### Records with drawing code
====
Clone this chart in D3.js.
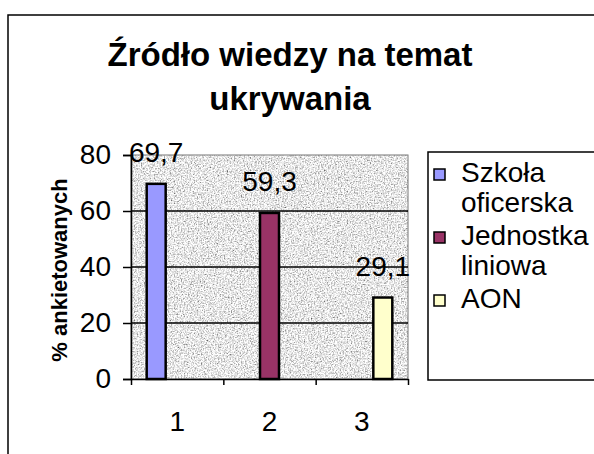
<!DOCTYPE html>
<html>
<head>
<meta charset="utf-8">
<script src="https://cdn.jsdelivr.net/npm/d3@7"></script>
<style>
  body { margin: 0; background: #fff; }
  svg text { font-family: "Liberation Sans", Arial, sans-serif; fill: #000; }
</style>
</head>
<body>
<div id="chart"></div>
<script>
// chart values
var categories = ["1", "2", "3"];
var series = ["Szkoła oficerska", "Jednostka liniowa", "AON"];
// each series has a value only in its own category
var values = [69.7, 59.3, 29.1];
var valueLabels = ["69,7", "59,3", "29,1"];
var legendLines = [["Szkoła", "oficerska"], ["Jednostka", "liniowa"], ["AON"]];
var yTicks = [0, 20, 40, 60, 80];
var colors = ["#9999ff", "#993366", "#ffffcc"];

var W = 594, H = 454;
var plot = {left: 131, right: 408, top: 155, bottom: 379};

var svg = d3.select("#chart")
    .append("svg")
    .attr("width", W)
    .attr("height", H);

// grey speckled background for plot area
var defs = svg.append("defs");
var noise = defs.append("filter")
    .attr("id", "noise")
    .attr("x", 0).attr("y", 0)
    .attr("width", "100%").attr("height", "100%");
noise.append("feTurbulence")
    .attr("type", "fractalNoise")
    .attr("baseFrequency", 0.7)
    .attr("numOctaves", 3)
    .attr("seed", 4);
noise.append("feColorMatrix")
    .attr("type", "matrix")
    .attr("values", "1.7 0 0 0 -0.05  1.7 0 0 0 -0.05  1.7 0 0 0 -0.05  0 0 0 0 1");

// chart frame
svg.append("rect")
    .attr("x", 8).attr("y", 15)
    .attr("width", 700).attr("height", 600)
    .attr("fill", "#fff")
    .attr("stroke", "#000")
    .attr("stroke-width", 1.5);

// title
var title = svg.append("text")
    .attr("text-anchor", "middle")
    .attr("font-weight", "bold")
    .attr("font-size", 33);
title.append("tspan").attr("x", 290).attr("y", 66).text("Źródło wiedzy na temat");
title.append("tspan").attr("x", 290).attr("y", 110).text("ukrywania");

var y = d3.scaleLinear()
    .domain([0, 80])
    .range([plot.bottom, plot.top]);

var x0 = d3.scaleBand()
    .domain(categories)
    .range([plot.left, plot.right]);

var x1 = d3.scaleBand()
    .domain(series)
    .range([0, x0.bandwidth()])
    .paddingOuter(0.7);

// plot area
svg.append("rect")
    .attr("x", plot.left).attr("y", plot.top)
    .attr("width", plot.right - plot.left)
    .attr("height", plot.bottom - plot.top)
    .attr("filter", "url(#noise)");
svg.append("rect")
    .attr("x", plot.left).attr("y", plot.top)
    .attr("width", plot.right - plot.left)
    .attr("height", plot.bottom - plot.top)
    .attr("fill", "none")
    .attr("stroke", "#777")
    .attr("stroke-width", 1);

// gridlines
svg.append("g")
    .selectAll("line")
    .data(yTicks.filter(function(d) { return d > 0 && d < 80; }))
    .enter()
    .append("line")
    .attr("x1", plot.left).attr("x2", plot.right)
    .attr("y1", function(d) { return Math.round(y(d)); })
    .attr("y2", function(d) { return Math.round(y(d)); })
    .attr("stroke", "#000")
    .attr("stroke-width", 1.5);

// y axis
var yAxis = svg.append("g")
    .attr("transform", "translate(" + plot.left + ",0)")
    .call(d3.axisLeft(y).tickValues(yTicks).tickSize(8).tickPadding(12));
yAxis.selectAll("text").attr("font-size", 28).attr("font-family", null);
yAxis.selectAll("line, path").attr("stroke", "#000").attr("stroke-width", 1.5);

// x axis: tick marks between categories
var xb = d3.scaleLinear().domain([0, 3]).range([plot.left, plot.right]);
var xAxis = svg.append("g")
    .attr("transform", "translate(0," + plot.bottom + ")")
    .call(d3.axisBottom(xb).tickValues([0, 1, 2, 3]).tickFormat("").tickSize(6).tickSizeOuter(0));
xAxis.selectAll("line, path").attr("stroke", "#000").attr("stroke-width", 1.5);

svg.append("g")
    .selectAll("text")
    .data(categories)
    .enter()
    .append("text")
    .attr("x", function(d) { return x0(d) + x0.bandwidth() / 2; })
    .attr("y", 431)
    .attr("text-anchor", "middle")
    .attr("font-size", 28)
    .text(function(d) { return d; });

// y axis title
svg.append("text")
    .attr("transform", "translate(67,270) rotate(-90)")
    .attr("text-anchor", "middle")
    .attr("font-weight", "bold")
    .attr("font-size", 22)
    .text("% ankietowanych");

// bars
var bars = svg.append("g");
series.forEach(function(s, i) {
    var cx = x0(categories[i]) + x1(s);
    bars.append("rect")
        .attr("x", cx + 1)
        .attr("y", y(values[i]))
        .attr("width", x1.bandwidth() - 2)
        .attr("height", y(0) - y(values[i]))
        .attr("fill", colors[i])
        .attr("stroke", "#000")
        .attr("stroke-width", 2.5);
    bars.append("text")
        .attr("x", cx + x1.bandwidth() / 2)
        .attr("y", y(values[i]) - 22)
        .attr("text-anchor", "middle")
        .attr("font-size", 28)
        .text(valueLabels[i]);
});

// legend
var legend = svg.append("g");
legend.append("rect")
    .attr("x", 428).attr("y", 152)
    .attr("width", 200).attr("height", 228)
    .attr("fill", "#fff")
    .attr("stroke", "#000")
    .attr("stroke-width", 1.5);

var lineY = 182;
legendLines.forEach(function(lines, i) {
    legend.append("rect")
        .attr("x", 434).attr("y", lineY - 13)
        .attr("width", 11).attr("height", 11)
        .attr("fill", colors[i])
        .attr("stroke", "#000")
        .attr("stroke-width", 1.5);
    lines.forEach(function(t, j) {
        legend.append("text")
            .attr("x", 461)
            .attr("y", lineY + j * 30)
            .attr("font-size", 28)
            .text(t);
    });
    lineY += lines.length * 30 + 3;
});
</script>
</body>
</html>
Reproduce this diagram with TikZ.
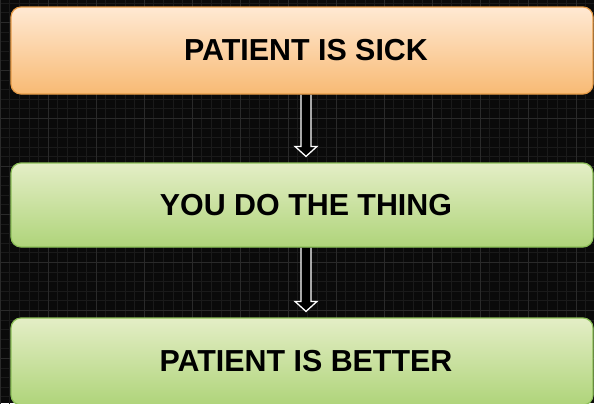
\documentclass[tikz,border=0pt]{standalone}
\usepackage{fontspec}
\setmainfont{Liberation Sans}
\usetikzlibrary{calc, backgrounds}
\definecolor{sicktop}{HTML}{FFE9D3}
\definecolor{sickbottom}{HTML}{F8BA74}
\definecolor{sickline}{HTML}{E79C48}
\definecolor{welltop}{HTML}{E4EEC6}
\definecolor{wellbottom}{HTML}{AFD47A}
\definecolor{wellline}{HTML}{8CBF58}
\definecolor{gridminor}{HTML}{1A1A1A}
\definecolor{gridmajor}{HTML}{2A2A2A}
\tikzset{
	stepbox/.style={
			rectangle, rounded corners=10bp, line width=1.2bp,
			minimum width=582bp, minimum height=#1,
			font=\bfseries\fontsize{30.5}{33}\selectfont,
			% label sits a little right of the box centre
			execute at begin node=\hspace*{8bp}
		}
}
\tikzset{
	sickbox/.style={stepbox=87bp, draw=sickline, top color=sicktop, bottom color=sickbottom}
}
\tikzset{
	wellbox/.style={stepbox=#1, draw=wellline, top color=welltop, bottom color=wellbottom}
}
\tikzset{
	hollowarrow/.style={draw=white, fill=black, line width=1.3bp, line join=miter}
}

\begin{document}
\begin{tikzpicture}[x=1bp, y=-1bp]

	\useasboundingbox (0,0) rectangle (594,403);

	% boxes
	\node[sickbox] (sick) at (302,50.5) {PATIENT IS SICK};
	\node[wellbox=84bp] (thing) at (302,205) {YOU DO THE THING};
	\node[wellbox=87bp] (better) at (302,361.5) {PATIENT IS BETTER};

	\begin{scope}[on background layer]
		\fill[black!96] (0,0) rectangle (594,403);
		\draw[gridminor, line width=0.6bp, xstep=9.6bp, ystep=9.6bp, shift={(0,3)}] (0,-3) grid (594,403);
		\draw[gridmajor, line width=0.7bp, xstep=48bp, ystep=48bp, shift={(0,22)}] (0,-22) grid (594,403);
	\end{scope}

	% hollow arrows between the boxes
	\begin{scope}[on background layer]
		\draw[hollowarrow] ($(sick.south)+(-1,0)$) |- ($(thing.north)+(-7,-16)$)
			-- ($(thing.north)+(4,-6)$) -- ($(thing.north)+(15,-16)$) -| ($(sick.south)+(9,0)$);
		\draw[hollowarrow] ($(thing.south)+(-1,0)$) |- ($(better.north)+(-7,-16)$)
			-- ($(better.north)+(4,-6)$) -- ($(better.north)+(15,-16)$) -| ($(thing.south)+(9,0)$);
	\end{scope}

\end{tikzpicture}
\end{document}
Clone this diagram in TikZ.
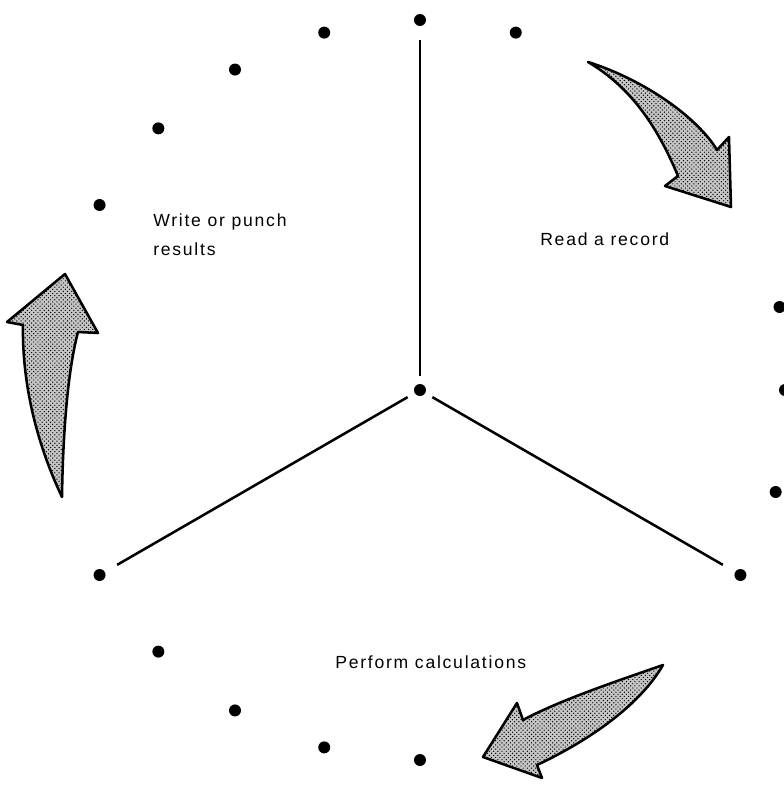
\documentclass[tikz,border=0pt]{standalone}
\usepackage{fontspec}
\setmainfont{Liberation Sans}
\newfontfamily\stepfont[LetterSpace=10]{Liberation Sans}
\usetikzlibrary{patterns}

\tikzset{
  dot/.style={circle, fill=black, inner sep=0pt, minimum size=0.3cm},
  spoke/.style={line width=1.8pt, shorten <=0.2cm, shorten >=0.35cm},
  bigarrow/.style={draw, line width=1.8pt, line join=round,
    preaction={fill=gray!45}, pattern=crosshatch dots},
  steplabel/.style={anchor=base west, inner sep=0pt, align=left,
    font=\stepfont\fontsize{12.5}{20}\selectfont}
}

\begin{document}
\begin{tikzpicture}[x=0.025cm, y=0.025cm]
  % parameters
  \def\R{370}
  \useasboundingbox (-420,-395) rectangle (364,390);

  % centre and the ring of dots
  \node[dot] (o) at (0,0) {};
  \foreach \a in {90,75,105,120,135,150,-30,210,225,240,255,270}
    \node[dot] (d\a) at (\a:\R) {};
  % the right hand side sits a little inside the ring
  \node[dot] (r1) at (13:369) {};
  \node[dot] (r2) at (0:365) {};
  \node[dot] (r3) at (-16:370) {};

  % three spokes
  \draw[spoke] (o) -- (d90);
  \draw[spoke] (o) -- (d-30);
  \draw[spoke] (o) -- (d210);

  % steps
  \node[steplabel] (read) at (120,145) {Read a record};
  \node[steplabel] (calc) at (-85,-278) {Perform calculations};
  \node[steplabel] (write) at (-267,135) {Write or punch\\results};

  % curved arrows between the steps
  \draw[bigarrow] (168,328) .. controls (225,310) and (278,272) .. (297,240)
    -- (309,253) -- (311,183) -- (245,204) -- (258,214)
    .. controls (238,262) and (212,302) .. cycle;
  \draw[bigarrow] (243,-275) .. controls (200,-290) and (140,-310) .. (103,-330)
    -- (97,-313) -- (63,-367) -- (122,-388) -- (117,-375)
    .. controls (170,-350) and (220,-315) .. cycle;
  \draw[bigarrow] (-358,-107) .. controls (-385,-50) and (-398,10) .. (-397,65)
    -- (-413,68) -- (-355,116) -- (-322,57) -- (-342,58)
    .. controls (-352,20) and (-357,-40) .. cycle;
\end{tikzpicture}
\end{document}
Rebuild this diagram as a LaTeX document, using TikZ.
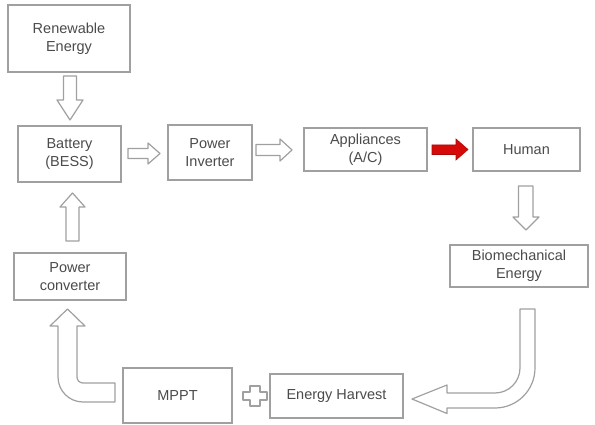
\documentclass[tikz,border=0pt]{standalone}
\usepackage{fontspec}
\setmainfont{Liberation Sans}
\definecolor{boxline}{RGB}{160,160,160}
\definecolor{txt}{RGB}{75,75,75}
\definecolor{redarrow}{RGB}{215,10,10}
\begin{document}
\begin{tikzpicture}[x=1pt,y=-1pt,
  box/.style={draw=boxline, line width=1.2pt, fill=white, inner sep=0pt,
    text=txt, align=center, font=\fontsize{14.5}{18}\selectfont},
  blockarrow/.style={draw=boxline, line width=1.2pt, fill=white, line join=round},
  redblock/.style={draw=redarrow!80!black, line width=0.6pt, fill=redarrow}]
\useasboundingbox (0,0) rectangle (595,425);
\fill[white] (0,0) rectangle (595,425);

\node[box, minimum width=122pt, minimum height=67pt] (ren) at (69,38.5) {Renewable\\Energy};
\node[box, minimum width=103pt, minimum height=56pt] (bat) at (69.5,154) {Battery\\(BESS)};
\node[box, minimum width=84pt, minimum height=55pt] (inv) at (210,152.5) {Power\\Inverter};
\node[box, minimum width=123pt, minimum height=43pt] (app) at (365.5,149.5) {Appliances\\(A/C)};
\node[box, minimum width=107pt, minimum height=43pt] (hum) at (526.5,149.5) {Human};
\node[box, minimum width=138pt, minimum height=42pt] (bio) at (519,266) {Biomechanical\\Energy};
\node[box, minimum width=112pt, minimum height=47pt] (conv) at (70,276.5) {Power\\converter};
\node[box, minimum width=109pt, minimum height=55pt] (mppt) at (177.5,395.5) {MPPT};
\node[box, minimum width=133pt, minimum height=44pt] (harv) at (336.5,396) {Energy Harvest};

% Renewable -> Battery
\draw[blockarrow] (63.5,76) -- (76.5,76) -- (76.5,100) -- (83,100) -- (70,120)
  -- (57,100) -- (63.5,100) -- cycle;
% Battery -> Inverter
\draw[blockarrow] (128,148.5) -- (148,148.5) -- (148,143) -- (160,153.5)
  -- (148,164) -- (148,158.5) -- (128,158.5) -- cycle;
% Inverter -> Appliances
\draw[blockarrow] (256,144.5) -- (280,144.5) -- (280,139) -- (292,150)
  -- (280,161) -- (280,155.5) -- (256,155.5) -- cycle;
% Appliances -> Human (red)
\fill[redblock] (432,145) -- (456,145) -- (456,139) -- (468,149.5)
  -- (456,160) -- (456,154.5) -- (432,154.5) -- cycle;
% Human -> Biomechanical
\draw[blockarrow] (518.5,186) -- (533,186) -- (533,217) -- (539,217) -- (526,230)
  -- (513,217) -- (518.5,217) -- cycle;
% Converter -> Battery
\draw[blockarrow] (66,241) -- (66,207) -- (60,207) -- (72.5,193) -- (85,207)
  -- (79,207) -- (79,241) -- cycle;
% Biomechanical -> Energy Harvest (curved)
\draw[blockarrow] (535,309) -- (535,368) arc[start angle=0, end angle=90, radius=40]
  -- (447,408) -- (447,413.5) -- (412,399) -- (447,385) -- (447,393) -- (495,393)
  arc[start angle=90, end angle=0, radius=25] -- (520,309) -- cycle;
% MPPT -> Power converter (curved)
\draw[blockarrow] (115,402) -- (83,402) arc[start angle=90, end angle=180, radius=25]
  -- (58,326) -- (50,326) -- (67.5,309) -- (85,326) -- (77,326) -- (77,377)
  arc[start angle=180, end angle=90, radius=6] -- (115,383) -- cycle;
% plus sign
\draw[blockarrow] (250,386) -- (260,386) -- (260,392) -- (267,392) -- (267,400)
  -- (260,400) -- (260,406) -- (250,406) -- (250,400) -- (243,400) -- (243,392)
  -- (250,392) -- cycle;
\end{tikzpicture}
\end{document}
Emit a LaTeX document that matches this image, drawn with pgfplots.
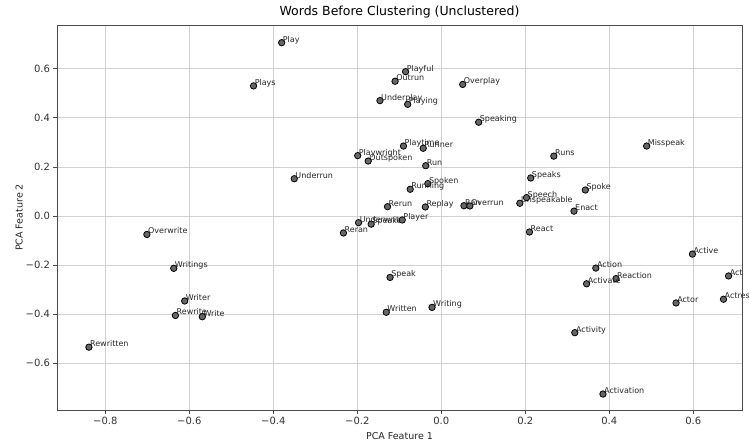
====
### Work to complete
Leave the pictures aside and restate exactly the lines from the one containing "Clone this diagram in TikZ." to the one containing "(write) at (-267,135)", those two lines included.

### Answer for the task
Clone this diagram in TikZ.
\documentclass[tikz,border=0pt]{standalone}
\usepackage{fontspec}
\setmainfont{Liberation Sans}
\newfontfamily\stepfont[LetterSpace=10]{Liberation Sans}
\usetikzlibrary{patterns}

\tikzset{
  dot/.style={circle, fill=black, inner sep=0pt, minimum size=0.3cm},
  spoke/.style={line width=1.8pt, shorten <=0.2cm, shorten >=0.35cm},
  bigarrow/.style={draw, line width=1.8pt, line join=round,
    preaction={fill=gray!45}, pattern=crosshatch dots},
  steplabel/.style={anchor=base west, inner sep=0pt, align=left,
    font=\stepfont\fontsize{12.5}{20}\selectfont}
}

\begin{document}
\begin{tikzpicture}[x=0.025cm, y=0.025cm]
  % parameters
  \def\R{370}
  \useasboundingbox (-420,-395) rectangle (364,390);

  % centre and the ring of dots
  \node[dot] (o) at (0,0) {};
  \foreach \a in {90,75,105,120,135,150,-30,210,225,240,255,270}
    \node[dot] (d\a) at (\a:\R) {};
  % the right hand side sits a little inside the ring
  \node[dot] (r1) at (13:369) {};
  \node[dot] (r2) at (0:365) {};
  \node[dot] (r3) at (-16:370) {};

  % three spokes
  \draw[spoke] (o) -- (d90);
  \draw[spoke] (o) -- (d-30);
  \draw[spoke] (o) -- (d210);

  % steps
  \node[steplabel] (read) at (120,145) {Read a record};
  \node[steplabel] (calc) at (-85,-278) {Perform calculations};
  \node[steplabel] (write) at (-267,135) {Write or punch\\results};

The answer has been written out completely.